◆ Problem description ◆
Select the lines below containing the word "this".

◆ Supplied information ◆

** START **

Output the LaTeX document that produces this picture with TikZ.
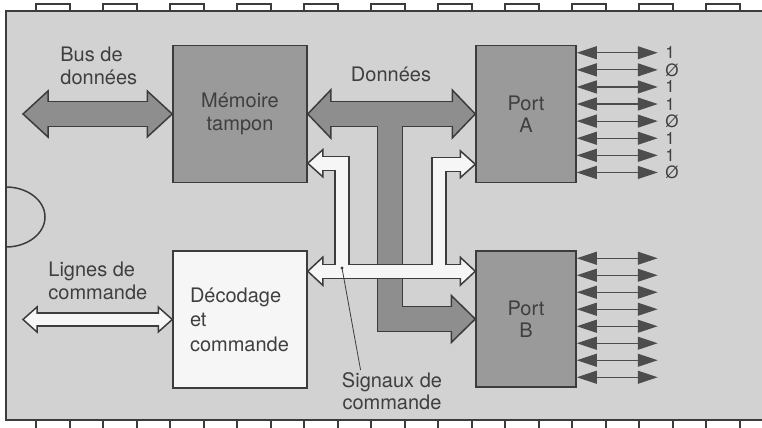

** END **
** START **

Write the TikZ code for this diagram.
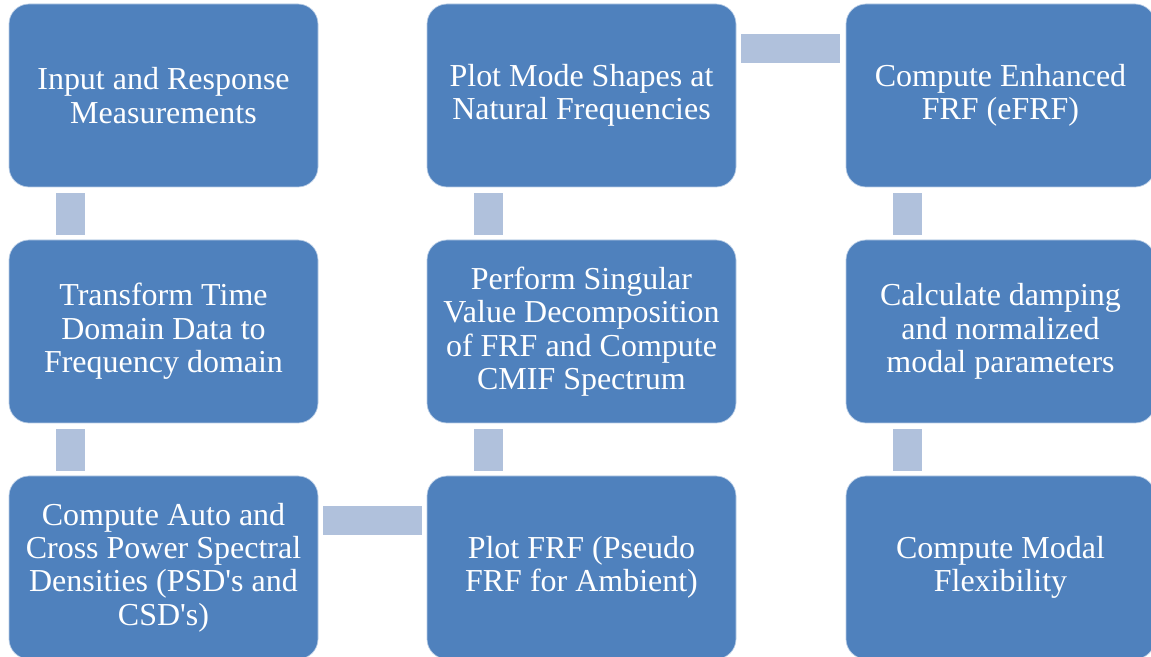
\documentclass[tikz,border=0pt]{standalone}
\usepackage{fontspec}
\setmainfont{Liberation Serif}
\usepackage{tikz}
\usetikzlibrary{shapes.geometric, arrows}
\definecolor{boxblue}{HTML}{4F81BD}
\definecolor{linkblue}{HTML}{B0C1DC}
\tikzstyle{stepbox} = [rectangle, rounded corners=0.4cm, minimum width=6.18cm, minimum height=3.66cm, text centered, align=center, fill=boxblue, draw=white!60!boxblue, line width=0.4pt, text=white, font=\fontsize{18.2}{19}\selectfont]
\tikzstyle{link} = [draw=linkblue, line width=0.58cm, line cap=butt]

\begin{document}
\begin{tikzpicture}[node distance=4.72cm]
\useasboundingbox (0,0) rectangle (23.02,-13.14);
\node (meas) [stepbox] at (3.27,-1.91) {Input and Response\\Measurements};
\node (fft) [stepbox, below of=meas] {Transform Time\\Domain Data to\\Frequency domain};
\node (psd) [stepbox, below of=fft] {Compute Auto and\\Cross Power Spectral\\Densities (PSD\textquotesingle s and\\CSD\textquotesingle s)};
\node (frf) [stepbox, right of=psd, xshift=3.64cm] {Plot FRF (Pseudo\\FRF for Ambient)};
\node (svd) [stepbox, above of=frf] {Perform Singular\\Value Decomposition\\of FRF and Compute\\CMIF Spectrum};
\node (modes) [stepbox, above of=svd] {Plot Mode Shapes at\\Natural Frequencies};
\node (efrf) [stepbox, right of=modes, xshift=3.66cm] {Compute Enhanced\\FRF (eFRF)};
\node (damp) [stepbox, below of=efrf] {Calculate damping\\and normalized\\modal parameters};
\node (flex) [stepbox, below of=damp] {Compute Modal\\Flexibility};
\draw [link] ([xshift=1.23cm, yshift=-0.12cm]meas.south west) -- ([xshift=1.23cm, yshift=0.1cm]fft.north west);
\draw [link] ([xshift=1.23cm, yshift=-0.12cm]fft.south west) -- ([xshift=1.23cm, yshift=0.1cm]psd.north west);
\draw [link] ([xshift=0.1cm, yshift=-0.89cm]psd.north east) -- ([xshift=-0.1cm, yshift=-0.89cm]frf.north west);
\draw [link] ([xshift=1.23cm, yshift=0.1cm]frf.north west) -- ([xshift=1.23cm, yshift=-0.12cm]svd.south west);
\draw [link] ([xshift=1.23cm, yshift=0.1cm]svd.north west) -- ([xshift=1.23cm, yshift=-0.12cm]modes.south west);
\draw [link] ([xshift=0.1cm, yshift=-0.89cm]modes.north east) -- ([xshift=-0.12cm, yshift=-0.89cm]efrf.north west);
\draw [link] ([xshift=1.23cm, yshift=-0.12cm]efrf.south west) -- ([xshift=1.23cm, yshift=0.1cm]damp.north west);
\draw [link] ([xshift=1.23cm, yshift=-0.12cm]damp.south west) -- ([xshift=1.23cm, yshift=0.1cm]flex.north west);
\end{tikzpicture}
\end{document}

** END **

◆ Response ◆
Output the LaTeX document that produces this picture with TikZ.
Write the TikZ code for this diagram.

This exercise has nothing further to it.